# Snow or beach



## SmileyRiley (Oct 16, 2010)

We are having a great time in the fresh snowfall and I truly can't say which is more fun with a GR, going to the beach, or playing in the snow. What do you think? Support with pictures


----------



## janine (Aug 8, 2009)

OK...I voted for the beach only because I want to go and bring my dogs. But my two sure had fun last winter in the snow.


----------



## luckybuster (Nov 28, 2010)

Going past the beach!


----------



## CAROLINA MOM (May 12, 2009)

Beach babies all the way here on the NC Coast-we *rarely* get snow, *thank goodness!*


----------



## GoldenSail (Dec 30, 2008)

I would love to take mine to the beach, but since I can't I have to vote for snow 










Look at that happy face!


----------



## tippykayak (Oct 27, 2008)

For me, beach. However, I had to vote "snow" based on my dogs' reaction. Nothing guarantees zoomies more than fresh powder.


----------



## booklady (Mar 3, 2009)

Proximity has a lot to do with my beach vote - five blocks to the Pacific versus an hour to the Coast Range. Nothing more fun than trying to corral a flock of sandpipers or zooming along the surf line playing tag with the waves!


----------



## Jamm (Mar 28, 2010)

I say beach cuz snow is too cold for me!


----------



## Willow52 (Aug 14, 2009)

Since we don't live anywhere near the beach, I voted snow.


----------



## Oaklys Dad (Dec 28, 2005)

I voted snow but sometimes I take my guys to the beach in winter so they get both at the same time. I've seen them go for a quick swim in January then come out and dry off by rolling in the snow.


----------



## CAROLINA MOM (May 12, 2009)

Oaklys Dad said:


> I voted snow but sometimes I take my guys to the beach in winter so they get both at the same time. I've seen them go for a quick swim in January then come out and dry off by rolling in the snow.


 
How lucky are your boys to have the best of both worlds.


----------



## MittaBear (Mar 9, 2010)

Chester hasn't experienced the snow yet, but he definitely loves the beach!


----------



## lgnutah (Feb 26, 2007)

Beach because he can play in the sand and swim in the water. Also, I can be outside longer in beach weather than I can in snow weather, so he gets to enjoy it longer.


----------



## GoldenJona (Apr 3, 2010)

I'm going to have to say I enjoy the snow more and he enjoys the snow more. Snow = clean happy puppy. Beach = wet, sandy dirty puppy. Plus I genuinely believe he has way more fun in the snow and runs around like crazy and I dont mind the snow or cold at all.


----------



## ebenjamin85 (Apr 13, 2008)

Considering that Samantha has never been to the beach (just ponds), we will have to vote for snow!


----------



## Ranger (Nov 11, 2009)

Ranger's only been to the beach once but he loved it! Even though that was back during the time when he didn't know how to swim and would just wade out happily until his chest got wet, then spin around and zoom back to the beach. Now that he CAN swim, I bet he'd have even more fun!
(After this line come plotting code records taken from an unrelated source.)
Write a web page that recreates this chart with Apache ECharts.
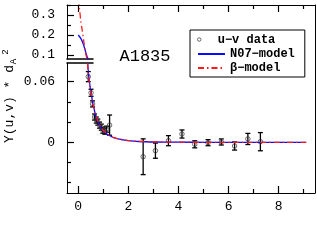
<!DOCTYPE html>
<html>
<head>
<meta charset="utf-8">
<script src="https://cdn.jsdelivr.net/npm/echarts@6/dist/echarts.min.js"></script>
<style>html,body{margin:0;padding:0;background:#fff}#c{width:317px;height:249px}</style>
</head>
<body>
<div id="c"></div>
<script>
// ---- data ----
const uvX   = [0.40, 0.51, 0.57, 0.65, 0.72, 0.78, 0.85, 0.92, 0.98, 1.06, 1.13, 1.25, 2.59, 3.08, 3.60, 4.14, 4.65, 5.18, 5.71, 6.24, 6.77, 7.27];
const uvY   = [0.065, 0.049, 0.038, 0.025, 0.022, 0.020, 0.017, 0.015, 0.012, 0.011, 0.013, 0.017, -0.0143, -0.0083, 0.0016, 0.0082, -0.002, -0.0004, 0.0003, -0.0037, 0.0033, 0.0006];
const uvErr = [0.005, 0.0035, 0.003, 0.003, 0.003, 0.003, 0.003, 0.003, 0.003, 0.003, 0.003, 0.010, 0.0177, 0.0075, 0.005, 0.004, 0.0035, 0.003, 0.003, 0.004, 0.0055, 0.009];

const n07TopX = [0, 0.1, 0.2, 0.3, 0.36, 0.40];
const n07TopY = [0.200, 0.183, 0.155, 0.113, 0.090, 0.075];
const betaTopX = [0, 0.05, 0.10, 0.16, 0.23, 0.30, 0.36];
const betaTopY = [0.38, 0.33, 0.27, 0.222, 0.160, 0.105, 0.075];

const n07X  = [0.38, 0.40, 0.45, 0.5, 0.6, 0.7, 0.8, 0.9, 1.0, 1.2, 1.4, 1.6, 1.8, 2.0, 2.4, 3.0, 4.0, 5.0, 9.1];
const n07Y  = [0.078, 0.070, 0.059, 0.050, 0.036, 0.026, 0.0195, 0.0148, 0.0113, 0.0071, 0.0047, 0.0033, 0.0023, 0.0016, 0.0008, 0.0003, 0.0001, 0, 0];
const betaX = [0.37, 0.40, 0.45, 0.5, 0.6, 0.7, 0.8, 0.9, 1.0, 1.2, 1.4, 1.6, 1.8, 2.0, 2.4, 3.0, 4.0, 5.0, 9.1];
const betaY = [0.078, 0.067, 0.057, 0.049, 0.036, 0.027, 0.020, 0.015, 0.0115, 0.0072, 0.0048, 0.0034, 0.0024, 0.0017, 0.0009, 0.0004, 0.0001, 0, 0];

const xMajorTicks = [0, 2, 4, 6, 8];
const xMinorTicks = [1, 3, 5, 7, 9];
const yLowMajor = [0.06, 0];
const yLowMinor = [0.04, 0.02, -0.02, -0.04];
const yTopMajor = [0.1, 0.2, 0.3];
const yTopMinor = [0.15, 0.25, 0.35];

const seriesNames = ['u\u2212v data', 'N07\u2212model', '\u03b2\u2212model'];
const panelLabel = 'A1835';

// ---- chart ----
const FONT = "'Liberation Mono', monospace";
const zip = (a, b) => a.map((v, i) => [v, b[i]]);
const blk = '#000';
const hidden = {show: false};

const chart = echarts.init(document.getElementById('c'), null, {renderer: 'canvas'});

const xr = {min: -0.45, max: 9.45};
const axLine = {show: true, onZero: false, lineStyle: {color: blk, width: 1}};
const noLine = {show: false, onZero: false};
const brk = {show: true, onZero: false, lineStyle: {color: blk, width: 1.5}};
const tk = (len, vals) => ({show: true, inside: true, length: len, customValues: vals, lineStyle: {color: blk, width: 1.2}});

const option = {
  animation: false,
  backgroundColor: '#fff',
  grid: [
    {left: 67, right: 2, top: 5, bottom: 56},   // 0 frame + lower data
    {left: 67, right: 2, top: 5, bottom: 56},   // 1 minor ticks
    {left: 67, width: 26, top: 63, bottom: 56}, // 2 lower left axis
    {left: 67, width: 26, top: 63, bottom: 56}, // 3 lower minor ticks
    {left: 67, width: 26, top: 5, height: 54},  // 4 top panel
    {left: 67, width: 26, top: 5, height: 54}   // 5 top minor ticks
  ],
  xAxis: [
    {gridIndex: 0, type: 'value', position: 'bottom', ...xr, axisLine: axLine, axisTick: tk(7, xMajorTicks),
     axisLabel: {show: true, customValues: xMajorTicks, margin: 7, color: blk, fontFamily: FONT, fontSize: 13},
     splitLine: hidden},
    {gridIndex: 0, type: 'value', position: 'top', ...xr, axisLine: axLine, axisTick: tk(7, xMajorTicks),
     axisLabel: hidden, splitLine: hidden},
    {gridIndex: 1, type: 'value', position: 'bottom', ...xr, axisLine: noLine, axisTick: tk(4, xMinorTicks),
     axisLabel: hidden, splitLine: hidden},
    {gridIndex: 1, type: 'value', position: 'top', ...xr, axisLine: noLine, axisTick: tk(4, xMinorTicks),
     axisLabel: hidden, splitLine: hidden},
    {gridIndex: 2, type: 'value', position: 'top', min: -0.45, max: 0.588, axisLine: brk,
     axisTick: hidden, axisLabel: hidden, splitLine: hidden},
    {gridIndex: 3, type: 'value', show: false, min: -0.45, max: 0.588},
    {gridIndex: 4, type: 'value', position: 'bottom', min: -0.45, max: 0.588, axisLine: brk,
     axisTick: hidden, axisLabel: hidden, splitLine: hidden},
    {gridIndex: 5, type: 'value', show: false, min: -0.45, max: 0.588}
  ],
  yAxis: [
    {gridIndex: 0, type: 'value', position: 'right', min: -0.0502, max: 0.1359, axisLine: axLine,
     axisTick: hidden, axisLabel: hidden, splitLine: hidden},
    {gridIndex: 1, type: 'value', show: false, min: -0.0502, max: 0.1359},
    {gridIndex: 2, type: 'value', position: 'left', min: -0.0502, max: 0.0785, axisLine: axLine, axisTick: tk(7, yLowMajor),
     axisLabel: {show: true, customValues: yLowMajor, margin: 12, color: blk, fontFamily: FONT, fontSize: 13},
     splitLine: hidden},
    {gridIndex: 3, type: 'value', position: 'left', min: -0.0502, max: 0.0785, axisLine: noLine, axisTick: tk(4, yLowMinor),
     axisLabel: hidden, splitLine: hidden},
    {gridIndex: 4, type: 'value', position: 'left', min: 0.08, max: 0.35, axisLine: axLine, axisTick: tk(7, yTopMajor),
     axisLabel: {show: true, customValues: yTopMajor, margin: 12, color: blk, fontFamily: FONT, fontSize: 13},
     splitLine: hidden},
    {gridIndex: 5, type: 'value', position: 'left', min: 0.08, max: 0.35, axisLine: noLine, axisTick: tk(4, yTopMinor),
     axisLabel: hidden, splitLine: hidden}
  ],
  legend: [
    {data: [seriesNames[1], seriesNames[2]], orient: 'vertical', left: 190, top: 30,
     padding: [18, 10, 3, 7], itemGap: 2, itemWidth: 27, itemHeight: 12,
     borderColor: blk, borderWidth: 1, backgroundColor: '#fff',
     itemStyle: {color: 'rgba(0,0,0,0)', borderColor: 'rgba(0,0,0,0)', borderWidth: 0},
     textStyle: {color: blk, fontFamily: FONT, fontSize: 12, fontWeight: 'bold'}},
    {data: [{name: seriesNames[0], icon: 'circle'}], orient: 'vertical', left: 197, top: 33.5,
     padding: 0, itemWidth: 27, itemHeight: 3.5,
     itemStyle: {color: 'rgba(255,255,255,0)', borderColor: '#333', borderWidth: 0.9},
     textStyle: {color: blk, fontFamily: FONT, fontSize: 12, fontWeight: 'bold'}}
  ],
  graphic: [
    {type: 'text', x: 145, y: 56.5, style: {text: panelLabel, font: "17px 'Liberation Mono', monospace", fill: blk, textAlign: 'center', textVerticalAlign: 'middle'}},
    {type: 'text', x: 9.5, y: 104, rotation: Math.PI / 2, style: {text: 'Y(u,v) * d', font: "13px 'Liberation Mono', monospace", fill: blk, textAlign: 'center', textVerticalAlign: 'middle'}},
    {type: 'text', x: 13.5, y: 61.5, rotation: Math.PI / 2, style: {text: 'A', font: "9px 'Liberation Mono', monospace", fill: blk, textAlign: 'center', textVerticalAlign: 'middle'}},
    {type: 'text', x: 5.5, y: 52, rotation: Math.PI / 2, style: {text: '2', font: "9px 'Liberation Mono', monospace", fill: blk, textAlign: 'center', textVerticalAlign: 'middle'}}
  ],
  series: [
    {name: seriesNames[1], type: 'line', xAxisIndex: 6, yAxisIndex: 4, data: zip(n07TopX, n07TopY),
     symbol: 'none', smooth: 0.3, clip: true, lineStyle: {color: '#0a0aff', width: 1.3}, itemStyle: {color: '#0a0aff'}},
    {name: seriesNames[2], type: 'line', xAxisIndex: 6, yAxisIndex: 4, data: zip(betaTopX, betaTopY),
     symbol: 'none', smooth: 0.3, clip: true, lineStyle: {color: '#ff1a1a', width: 1.3, type: [6, 3, 1.5, 3]}, itemStyle: {color: '#ff1a1a'}},
    {name: seriesNames[1], type: 'line', xAxisIndex: 0, yAxisIndex: 0, data: zip(n07X, n07Y),
     symbol: 'none', smooth: 0.3, smoothMonotone: 'x', lineStyle: {color: '#0a0aff', width: 1.3}, itemStyle: {color: '#0a0aff'}},
    {name: seriesNames[2], type: 'line', xAxisIndex: 0, yAxisIndex: 0, data: zip(betaX, betaY),
     symbol: 'none', smooth: 0.3, smoothMonotone: 'x', lineStyle: {color: '#ff1a1a', width: 1.3, type: [6, 3, 1.5, 3]}, itemStyle: {color: '#ff1a1a'}},
    {name: 'err', type: 'custom', xAxisIndex: 0, yAxisIndex: 0,
     data: uvX.map((x, i) => [x, uvY[i], uvErr[i]]),
     renderItem: function (params, api) {
       const x = api.value(0), y = api.value(1), e = api.value(2);
       const t = api.coord([x, y + e]), b = api.coord([x, y - e]);
       const w = 2.5, st = {stroke: '#000', lineWidth: 1.3};
       return {type: 'group', children: [
         {type: 'line', shape: {x1: t[0], y1: t[1], x2: b[0], y2: b[1]}, style: st},
         {type: 'line', shape: {x1: t[0] - w, y1: t[1], x2: t[0] + w, y2: t[1]}, style: st},
         {type: 'line', shape: {x1: b[0] - w, y1: b[1], x2: b[0] + w, y2: b[1]}, style: st}
       ]};
     }},
    {name: seriesNames[0], type: 'scatter', xAxisIndex: 0, yAxisIndex: 0, data: zip(uvX, uvY),
     symbol: 'circle', symbolSize: 4.5,
     itemStyle: {color: 'rgba(255,255,255,0)', borderColor: '#333', borderWidth: 0.9}}
  ]
};
chart.setOption(option);
</script>
</body>
</html>
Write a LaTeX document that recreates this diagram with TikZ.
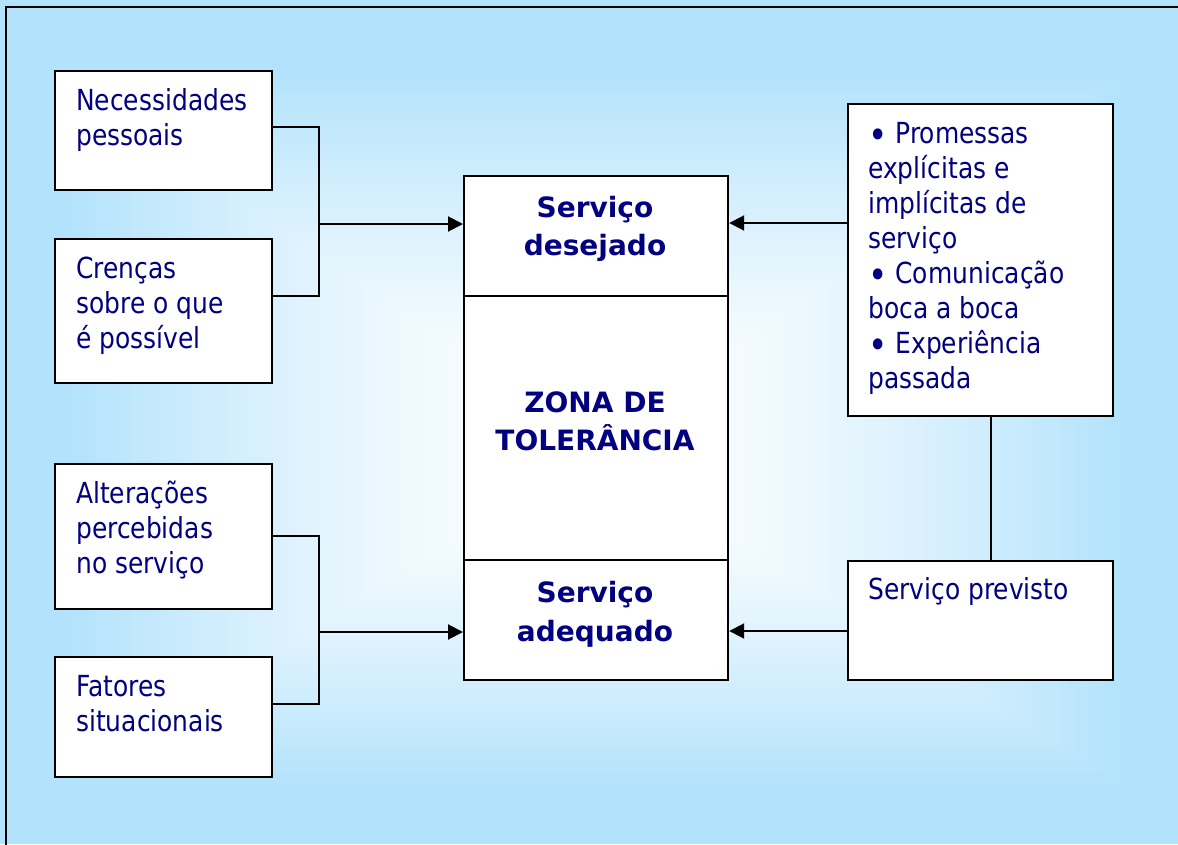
\documentclass[tikz,border=0pt]{standalone}
\usepackage{fontspec}
\setmainfont{DejaVu Sans}
\newfontfamily\tah{DejaVu Sans}[FakeStretch=0.86]
\usetikzlibrary{arrows.meta}
\definecolor{bgblue}{RGB}{178,226,252}
\definecolor{navy}{RGB}{0,0,128}
\newcommand{\ml}[1]{\begin{tabular}[t]{@{}l@{}}#1\end{tabular}}
\newcommand{\mc}[1]{\begin{tabular}[t]{@{}c@{}}#1\end{tabular}}
\newcommand{\blt}{\raisebox{-5.5pt}{\fontsize{38}{38}\selectfont •}\hspace{8pt}}
\begin{document}
\begin{tikzpicture}[x=1pt,y=-1pt,
  box/.style={draw, line width=2.2pt, fill=white, inner sep=0pt, anchor=north west},
  lbl/.style={anchor=base west, inner sep=0pt, text=navy, font=\tah\fontsize{29}{35}\selectfont},
  ctr/.style={anchor=base, inner sep=0pt, text=navy, font=\bfseries\fontsize{28}{38.5}\selectfont},
  conn/.style={line width=2pt},
  arr/.style={conn, -{Triangle[length=15pt,width=15pt]}}]
\useasboundingbox (0,0) rectangle (1178,844);
\clip (0,0) rectangle (1178,844);
% background
\fill[bgblue] (0,0) rectangle (1178,844);
\foreach \i in {0,...,60}{
  \pgfmathsetmacro\t{1-\i/60}
  \pgfmathsetmacro\p{100*(\t^1.5)}
  \fill[bgblue!\p!white] ({595-535*\t},{450-380*\t}) rectangle ({595+535*\t},{450+340*\t});
}
\draw[line width=2pt] (6,7) rectangle (1200,900);
% left boxes
\node[box, minimum width=217pt, minimum height=119pt] (n1) at (54,70) {};
\node[box, minimum width=217pt, minimum height=144pt] (n2) at (54,238) {};
\node[box, minimum width=217pt, minimum height=145pt] (n3) at (54,463) {};
\node[box, minimum width=217pt, minimum height=120pt] (n4) at (54,656) {};
% center boxes
\node[box, minimum width=264pt, minimum height=120pt] (cd) at (463,175) {};
\node[box, minimum width=264pt, minimum height=264pt] (cz) at (463,295) {};
\node[box, minimum width=264pt, minimum height=120pt] (ca) at (463,559) {};
% right boxes
\node[box, minimum width=265pt, minimum height=312pt] (r1) at (847,103) {};
\node[box, minimum width=265pt, minimum height=119pt] (r2) at (847,560) {};
% texts
\node[lbl] (t1) at (76,110.5) {\ml{Necessidades\\pessoais}};
\node[lbl] (t2) at (76,278) {\ml{Crenças\\sobre o que\\é possível}};
\node[lbl] (t3) at (76,503) {\ml{Alterações\\percebidas\\no serviço}};
\node[lbl] (t4) at (76,696) {\ml{Fatores\\situacionais}};
\node[lbl] (t5) at (868,143) {\ml{\blt Promessas\\explícitas e\\implícitas de\\serviço\\\blt Comunicação\\boca a boca\\\blt Experiência\\passada}};
\node[lbl] (t6) at (868,599) {\ml{Serviço previsto}};
\node[ctr] (c1) at (595,217) {\mc{Serviço\\desejado}};
\node[ctr] (c2) at (595,412) {\mc{ZONA DE\\TOLERÂNCIA}};
\node[ctr] (c3) at (595,602.5) {\mc{Serviço\\adequado}};
% connectors
\coordinate (b1t) at (319,127);
\coordinate (b1b) at (319,296);
\coordinate (j1) at (319,224);
\draw[conn] (n1.east |- b1t) -- (b1t) -- (b1b) -- (n2.east |- b1b);
\draw[arr] (j1) -- (j1 -| cd.west);
\coordinate (b2t) at (319,536);
\coordinate (b2b) at (319,704);
\coordinate (j2) at (319,632);
\draw[conn] (n3.east |- b2t) -- (b2t) -- (b2b) -- (n4.east |- b2b);
\draw[arr] (j2) -- (j2 -| ca.west);
\coordinate (k1) at (0,223);
\draw[arr] (r1.west |- k1) -- (cd.east |- k1);
\coordinate (v) at (991,0);
\draw[conn] (r1.south -| v) -- (r2.north -| v);
\coordinate (k2) at (0,631);
\draw[arr] (r2.west |- k2) -- (ca.east |- k2);
\end{tikzpicture}
\end{document}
So I voted beach...but I don't have any pics. Right now Ranger's enjoying the snow...and will for probably another 5 months.

"Whee!"


"Zoooooooom!"


"Fight! Fight! Fight!"


----------



## Dallas Gold (Dec 22, 2007)

Beach Baby Beach Baby Throw Me a Ball! 

*Definitely* the beach.

The "S" word is officially banned in our house after our experience last February.....:no::no::no:


----------



## Karen2 (Jan 5, 2009)

I had to vote beach, Snow is fun until it's over chest deep then it's not so fun at least for Lance, Sierra will actually look like she's swimming thru it.
We got about 22" this past weekend and the dogs run on the path I shoveled for them more than anything else.


----------



## Jr29 (Nov 8, 2010)

mine hasnt seen either yet (10 weeks old) but i had to vote beach since his registered name is cross creek beach boy!


----------



## GoldenSummer (Mar 26, 2010)

I voted for the beach because you don't have to shovel sand lol... snow on the other hand I have to spend like 6+ months a year shoveling so it lost its appeal several years back LOL


----------



## grcharlie (Nov 10, 2007)

I love the beach and the mountains (higher elev)...only a hour plus or so from both. I can't really vote because it is a toss up. I think I am leaning torwards snow. No one gets to see me in a bathing suit or shorts...LOL. (just the thought-yikes). Plus I burn in minutes at the beach. I get so excited when we get a few inches of snow or even a dusting...LOL.


----------



## grcharlie (Nov 10, 2007)

One other thing about the beach...LOL. OK, this I hate...is when you bring food, no matter what your eating...you get crunch sand in your mouth. Yuck! I also remember my mom stepping on a bee then went to sit down and got stung on her behind. Another time I got tar stuck on me....and another time at the beach my friends mom got pooped on by a bird. Ok...Im starting to think of more things that happened at the beach. Im voting for the snow! LOL


----------



## joanna (Dec 3, 2007)

I think beach, because geena and all goldens love the retriever from the water  Snow is fun too though


----------



## Rainheart (Nov 28, 2010)

I would vote beach, but my two dogs have never been. We took Ginger once on vacation with us and it was a blast!

We do get some snow and my labs love it, so I voted for snow.


----------